Going forward, Max Life Insurance and HDFC Life have two options. Either they challenge the order given out by IRDAI or they restructure the entire deal that will have multiple implications. At this stage, it is not clear which route the insurers will take.

But finally, it is not the insurer regulator’s approval alone that will take the transaction forward. While it is certainly an enabling approval, eventually the matter has to go through what is called a ‘scheme of arrangement’ in the High Court. It is that ‘scheme’ which will accord grant and activate the merger.

“IRDA’s interpretation of Section 35 seems to be more on the technical side and less on the corporate restructuring jurisprudence. At this critical stage where improving ‘ease to do business’ should be a guiding principle, any technical interpretation could have been avoided. I hope the Sebi Appellate Tribunal (SAT) will step in for a course correction,” said Manoj Kumar, legal expert and managing partner, Hammurabi and Solomon.

In a grossly under penetrated insurance market, M&As are key. “Insurance is a cash-intensive sector where companies need to have very long-term approach and deep pockets. Going forward, in an industry like this, M&A will become imperative,” said Jagannadham Thunuguntla - Head of Fundamental Research at Karvy Stock Broking.

There are currently 24 life insurance players in the industry dominated by the public sector behemoth Life Insurance Corporation. In the non-life space, there are as many as 31 players. The industry has till date not witnessed too many M&As. Late last year, HDFC Ergo General Insurance Company acquired L&T General Insurance.

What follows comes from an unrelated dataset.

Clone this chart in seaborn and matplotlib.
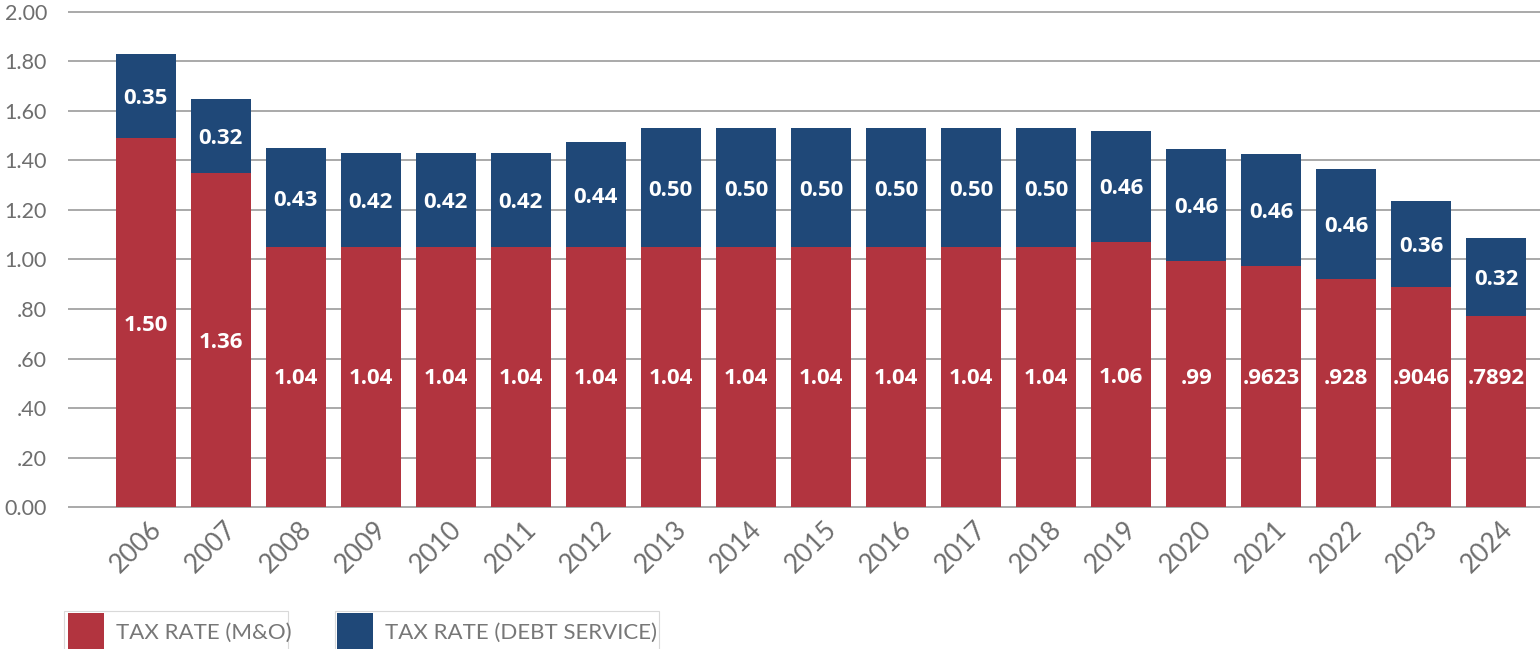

“A completely new environment is emerging in the insurance sector in India where we expect a significant amount of consolidation, foreign investments, restructuring and listings,” said Monish Chatrath, managing partner at MGC & KNAV Global Risk Advisory, an advisory firm that started its operations in India in September of 2015 and has over 100 professionals across the country today.

In January, 2015, the demerger of Max Group was announced where one listed company was proposed to become three listed companies – Max Financials, Max India and Max Ventures & Industries Limited. Max Life was first slated to merge with Max Financials which in turn was scheduled to merge with HDFC Life.